Centers for race and poverty launched

Race Matters: Michael Dawson, associate professor in political science and director of the Center for Race, Politics & Culture

Two new research centers have been established by the University of Chicago--one in collaboration with Northwestern University--to contribute insights on some of America's most urgent social issues.

The Northwestern University/ U of C Joint Center for Poverty Research opened this spring to examine not only the causes of poverty in America but also the effectiveness of current policies designed to diminish it.

A second center, based exclusively at the U of C and focused primarily on race issues, also opened this spring. The Center for Race, Politics & Culture will draw from faculty in the humanities, social sciences, and professional schools to consider ways in which race divides Americans, says Michael Dawson, associate professor in political science and director of the center.

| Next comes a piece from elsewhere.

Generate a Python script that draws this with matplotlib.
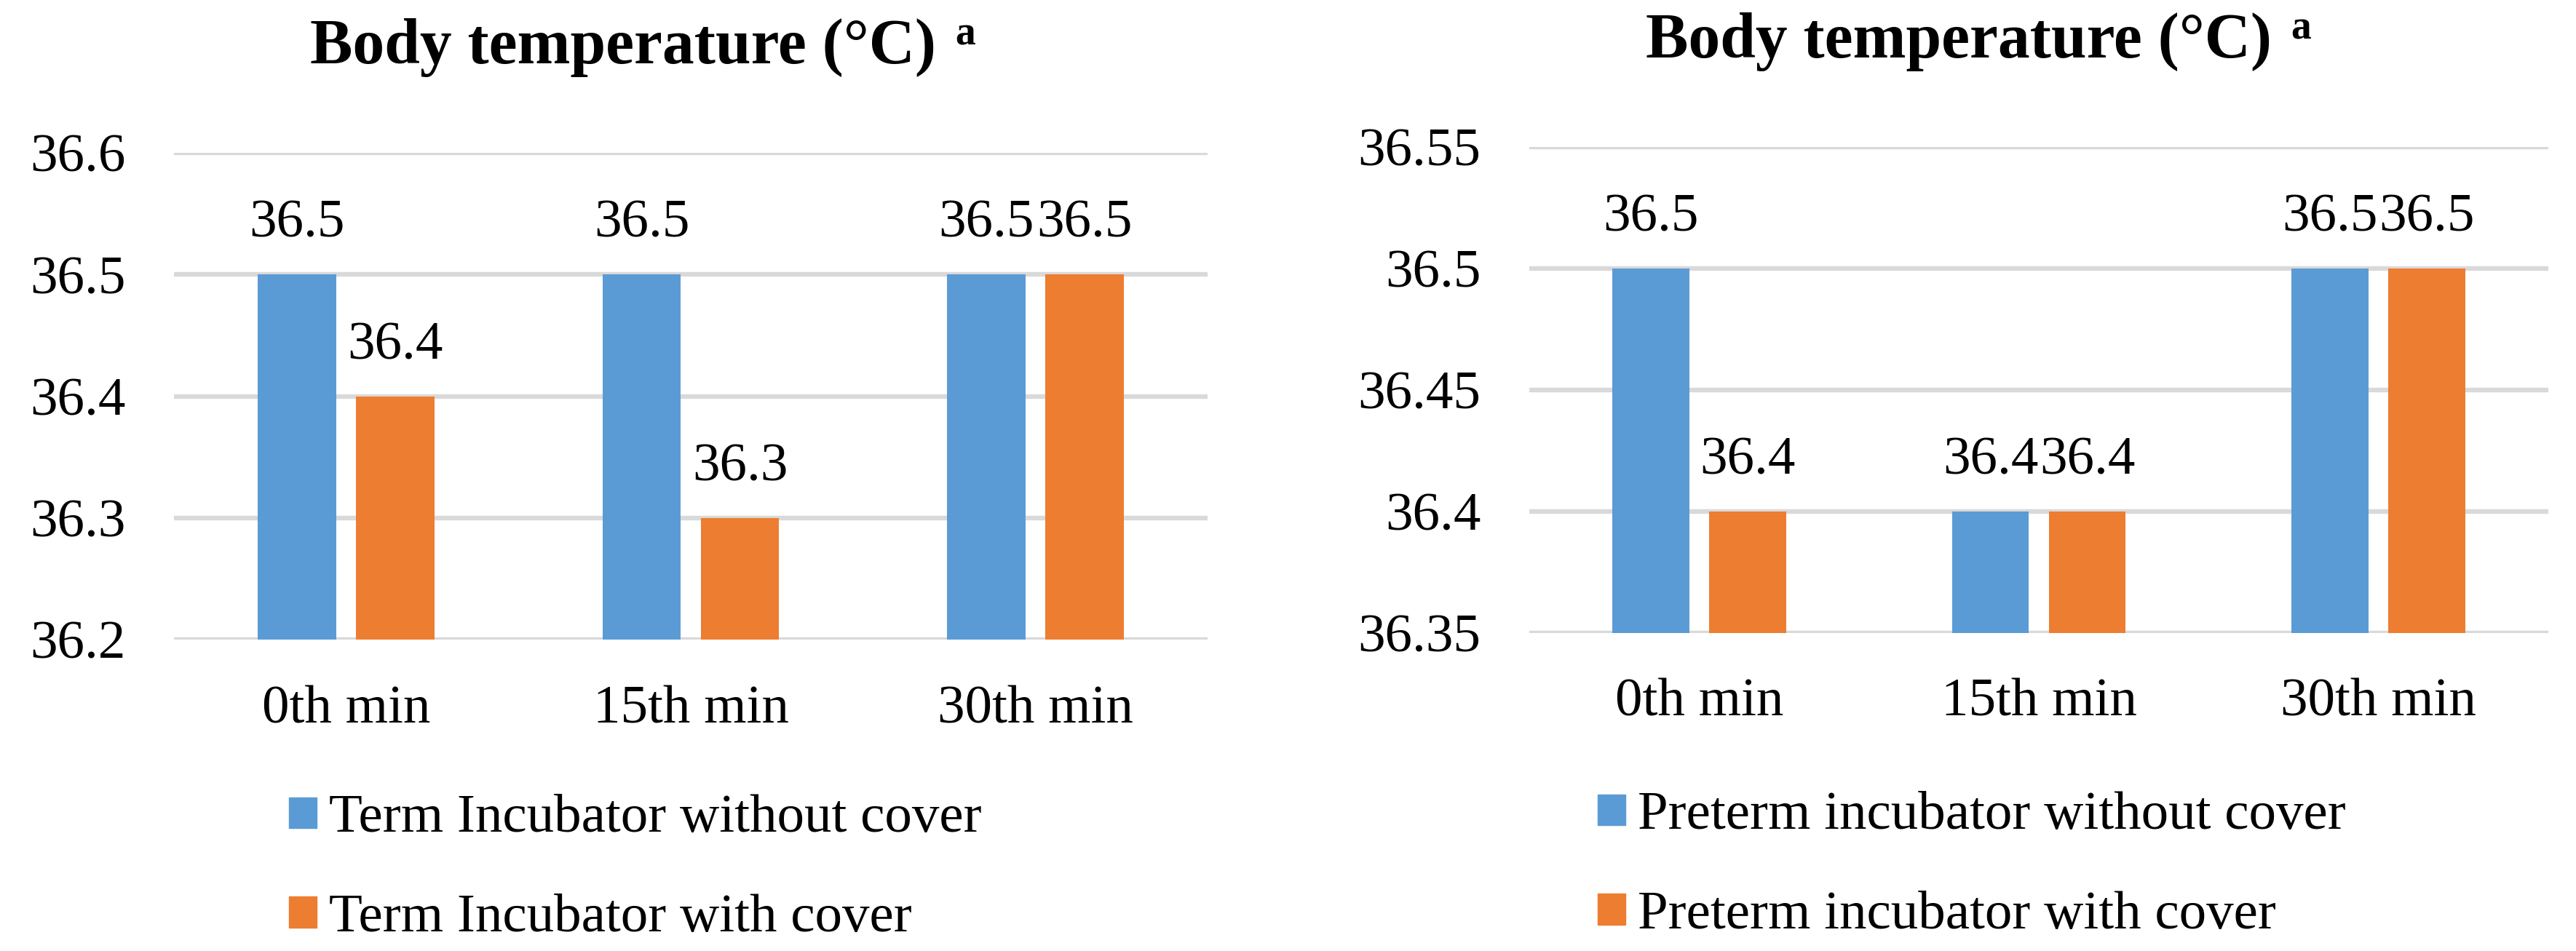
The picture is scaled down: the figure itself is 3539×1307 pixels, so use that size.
import numpy as np
import matplotlib
matplotlib.use("Agg")
import matplotlib.pyplot as plt
from matplotlib.patches import Patch

plt.rcParams['font.family'] = ['Liberation Serif', 'DejaVu Serif']

# data
times = ["0th min", "15th min", "30th min"]
term_without = [36.5, 36.5, 36.5]
term_with = [36.4, 36.3, 36.5]
preterm_without = [36.5, 36.4, 36.5]
preterm_with = [36.4, 36.4, 36.5]
term_labels = ["Term Incubator without cover", "Term Incubator with cover"]
preterm_labels = ["Preterm incubator without cover", "Preterm incubator with cover"]
term_ticks = [36.2, 36.3, 36.4, 36.5, 36.6]
preterm_ticks = [36.35, 36.4, 36.45, 36.5, 36.55]

BLUE = "#5B9BD5"
ORANGE = "#ED7D31"
GRID = "#D9D9D9"
FS = 54

W, H = 3539, 1307
fig = plt.figure(figsize=(W / 100, H / 100), dpi=100)


def draw(rect, s1, s2, labels, ticks, tick_fmt, title_x, title_base, leg_xy):
    ax = fig.add_axes(rect)
    x = np.arange(len(times))
    bw = 0.227
    off = bw / 2 + 0.029
    b1 = ax.bar(x - off, s1, bw, color=BLUE, zorder=2)
    b2 = ax.bar(x + off, s2, bw, color=ORANGE, zorder=2)
    for bars, vals in ((b1, s1), (b2, s2)):
        for r, v in zip(bars, vals):
            ax.annotate(f"{v:g}", (r.get_x() + r.get_width() / 2, v),
                        xytext=(0, 37), textcoords="offset points",
                        ha="center", va="baseline", fontsize=FS)
    ax.set_xlim(-0.5, len(times) - 0.5)
    ax.set_ylim(ticks[0], ticks[-1])
    ax.set_yticks(ticks)
    ax.set_yticklabels([tick_fmt(t) for t in ticks])
    ax.set_xticks(x)
    ax.set_xticklabels(times)
    ax.tick_params(axis="y", length=0, pad=48, labelsize=FS)
    ax.tick_params(axis="x", length=0, pad=45, labelsize=FS)
    for sp in ax.spines.values():
        sp.set_visible(False)
    ax.yaxis.grid(True, color=GRID, linewidth=4.6, zorder=0)
    ax.set_axisbelow(True)

    fig.text(title_x, title_base, "Body temperature (°C)", fontsize=63,
             fontweight="bold", ha="left", va="baseline")
    # superscript a after the title
    fig.canvas.draw()
    t = fig.texts[-1]
    bb = t.get_window_extent()
    fig.text((bb.x1 + 26) / W, title_base + 25 / H, "a", fontsize=40,
             fontweight="bold", ha="left", va="baseline")

    handles = [Patch(color=BLUE), Patch(color=ORANGE)]
    fig.legend(handles, labels, loc="upper left", bbox_to_anchor=leg_xy,
               frameon=False, fontsize=FS, handlelength=0.5, handleheight=0.5,
               handletextpad=0.24, labelspacing=0.92, borderpad=0,
               borderaxespad=0)
    return ax


draw([239 / W, 1 - 879 / H, 1420 / W, 669 / H], term_without, term_with,
     term_labels, term_ticks, lambda v: f"{v:.1f}",
     426 / W, 1 - 87 / H, (397 / W, 1 - 1092 / H))
draw([2101 / W, 1 - 870 / H, 1400 / W, 668 / H], preterm_without, preterm_with,
     preterm_labels, preterm_ticks, lambda v: f"{v:g}",
     2261 / W, 1 - 79 / H, (2195 / W, 1 - 1088 / H))

fig.savefig("out.png", dpi=100)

"Race continues to provide the critical line of cleavage in U.S. society," says Dawson, who is considered one of the nation's foremost scholars on the subject. "This area of research is also exploding within the academy. It is an area of invigorating intellectual debate about the future of society."

While Dawson and his colleagues look at race in America, associates of the Northwestern/ U of C Joint Center for Poverty Research will attempt to untangle the web of often contradictory conclusions about poverty in America through the tools of enhanced statistical methods, experimental data, and critical insight.

The project "affirms that Northwestern and the University of Chicago are the places to be for new approaches to research and policy discussion on poverty, work, and family," says Northwestern economist Rebecca Blank, who will direct the new center. Joining her as its first deputy director will be Robert T. Michael, the Eliakim Hastings Moore distinguished service professor in Chicago's Irving B. Harris Graduate School of Public Policy Studies.

Much of the center's scholarly work will be organized around the ongoing debate on the causes of poverty. "Immediately following Lyndon Johnson's War on Poverty," says Blank, "the conventional wisdom held that poverty was a cause of educational failure, family breakdown, and crime." However, "by the end of the 1980s, many believed just the opposite, that the growth of a new underclass--which rejected traditional American values and dropped out of school, refused to marry, or engaged in crime--was the main cause of persistent poverty."

It is a debate, adds Michael, that "highlights the importance of understanding the differences between correlation and causation and of building a body of solid empirical evidence about the impact of different social phenomena on one another.

"To be useful," he says, "such a body of evidence needs to provide a sense of how much additional family income would reduce various social problems and how much reducing these social problems would raise income."

The center will be supported by a $7.5-million, five-year federal grant. The grant provides for the training of graduate students at both universities in poverty-related research and will fund regular policy briefings around the country to help cultivate a network of leading scholars and government policymakers interested in finding solutions to the problems of poverty.

A national conference to assess new state-level initiatives in combating poverty through welfare reform is also planned.